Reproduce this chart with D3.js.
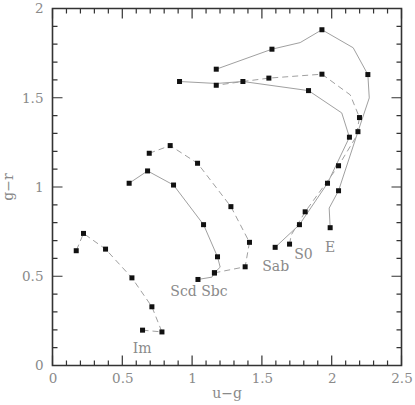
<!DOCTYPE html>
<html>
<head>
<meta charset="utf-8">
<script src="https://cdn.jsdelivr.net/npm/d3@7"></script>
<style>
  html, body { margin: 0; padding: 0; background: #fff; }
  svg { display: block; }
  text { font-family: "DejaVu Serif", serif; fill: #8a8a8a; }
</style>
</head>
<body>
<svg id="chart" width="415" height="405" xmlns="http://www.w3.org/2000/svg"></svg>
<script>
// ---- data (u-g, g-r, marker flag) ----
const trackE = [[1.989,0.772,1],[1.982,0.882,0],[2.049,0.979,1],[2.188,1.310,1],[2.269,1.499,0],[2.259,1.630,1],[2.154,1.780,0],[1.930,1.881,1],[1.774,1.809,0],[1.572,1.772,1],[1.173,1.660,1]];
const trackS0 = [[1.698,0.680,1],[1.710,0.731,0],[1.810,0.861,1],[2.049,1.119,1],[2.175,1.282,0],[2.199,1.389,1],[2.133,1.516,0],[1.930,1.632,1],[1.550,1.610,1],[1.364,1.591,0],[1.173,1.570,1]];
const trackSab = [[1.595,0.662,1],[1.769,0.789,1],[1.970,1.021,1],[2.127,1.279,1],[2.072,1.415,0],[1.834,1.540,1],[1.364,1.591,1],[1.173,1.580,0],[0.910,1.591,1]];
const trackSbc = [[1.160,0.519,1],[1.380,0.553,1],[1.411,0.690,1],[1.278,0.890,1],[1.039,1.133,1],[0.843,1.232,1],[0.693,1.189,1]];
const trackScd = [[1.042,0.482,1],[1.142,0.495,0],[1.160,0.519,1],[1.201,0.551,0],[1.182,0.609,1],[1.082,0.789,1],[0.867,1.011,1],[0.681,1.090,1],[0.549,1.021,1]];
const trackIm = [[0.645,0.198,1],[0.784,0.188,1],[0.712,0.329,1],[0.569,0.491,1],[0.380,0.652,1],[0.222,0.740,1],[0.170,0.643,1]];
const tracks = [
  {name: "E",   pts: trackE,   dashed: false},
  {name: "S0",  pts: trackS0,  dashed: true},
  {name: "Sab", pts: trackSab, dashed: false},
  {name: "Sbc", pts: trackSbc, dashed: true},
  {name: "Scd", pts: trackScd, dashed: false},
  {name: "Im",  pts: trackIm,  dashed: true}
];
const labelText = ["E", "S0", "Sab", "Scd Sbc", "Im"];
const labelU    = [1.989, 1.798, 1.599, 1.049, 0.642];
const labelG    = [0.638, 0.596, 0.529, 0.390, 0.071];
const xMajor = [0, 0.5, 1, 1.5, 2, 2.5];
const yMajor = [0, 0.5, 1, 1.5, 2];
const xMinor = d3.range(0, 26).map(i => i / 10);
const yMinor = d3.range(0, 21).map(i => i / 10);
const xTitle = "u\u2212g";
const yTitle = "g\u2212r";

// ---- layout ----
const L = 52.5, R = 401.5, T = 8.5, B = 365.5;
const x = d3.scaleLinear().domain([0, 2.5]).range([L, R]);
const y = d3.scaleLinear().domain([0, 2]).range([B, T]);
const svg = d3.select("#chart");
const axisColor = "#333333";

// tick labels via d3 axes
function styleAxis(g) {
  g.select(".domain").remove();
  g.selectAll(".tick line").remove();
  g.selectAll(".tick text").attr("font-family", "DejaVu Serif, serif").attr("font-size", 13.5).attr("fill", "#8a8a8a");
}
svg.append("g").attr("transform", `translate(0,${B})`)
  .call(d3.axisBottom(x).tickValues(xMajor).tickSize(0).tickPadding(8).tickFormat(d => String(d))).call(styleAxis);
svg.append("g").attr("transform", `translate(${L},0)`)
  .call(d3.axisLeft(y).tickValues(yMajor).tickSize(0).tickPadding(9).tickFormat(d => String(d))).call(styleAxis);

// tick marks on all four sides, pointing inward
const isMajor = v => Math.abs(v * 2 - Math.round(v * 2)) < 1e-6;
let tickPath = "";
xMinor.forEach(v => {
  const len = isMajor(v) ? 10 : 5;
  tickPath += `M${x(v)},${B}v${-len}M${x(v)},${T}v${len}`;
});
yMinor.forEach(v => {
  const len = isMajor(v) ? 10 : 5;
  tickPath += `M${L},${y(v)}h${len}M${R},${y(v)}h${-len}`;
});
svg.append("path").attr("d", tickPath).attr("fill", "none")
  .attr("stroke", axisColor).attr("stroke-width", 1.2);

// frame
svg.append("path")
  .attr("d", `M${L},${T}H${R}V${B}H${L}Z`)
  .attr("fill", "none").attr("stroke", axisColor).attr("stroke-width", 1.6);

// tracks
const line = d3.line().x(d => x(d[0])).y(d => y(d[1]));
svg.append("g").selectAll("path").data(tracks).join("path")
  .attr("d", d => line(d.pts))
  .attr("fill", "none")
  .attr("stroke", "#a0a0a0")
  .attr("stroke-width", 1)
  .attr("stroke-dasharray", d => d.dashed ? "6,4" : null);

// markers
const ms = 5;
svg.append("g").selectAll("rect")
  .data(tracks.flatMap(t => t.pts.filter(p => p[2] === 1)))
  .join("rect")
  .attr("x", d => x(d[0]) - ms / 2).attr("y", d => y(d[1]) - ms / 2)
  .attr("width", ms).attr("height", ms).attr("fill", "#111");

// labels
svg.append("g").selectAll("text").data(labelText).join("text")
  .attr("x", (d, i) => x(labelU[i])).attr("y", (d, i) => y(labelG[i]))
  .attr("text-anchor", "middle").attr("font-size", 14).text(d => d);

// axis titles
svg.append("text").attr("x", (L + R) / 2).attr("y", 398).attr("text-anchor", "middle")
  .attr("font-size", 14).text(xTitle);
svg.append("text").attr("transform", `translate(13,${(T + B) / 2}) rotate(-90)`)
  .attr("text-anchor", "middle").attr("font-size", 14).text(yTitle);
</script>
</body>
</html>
▬▬▬
SHORT EXERCISE → Report all lines of the data above that include the string "chart".

RESPONSE TO THE TASK →
Reproduce this chart with D3.js.
<svg id="chart" width="415" height="405" xmlns="http://www.w3.org/2000/svg"></svg>
const svg = d3.select("#chart");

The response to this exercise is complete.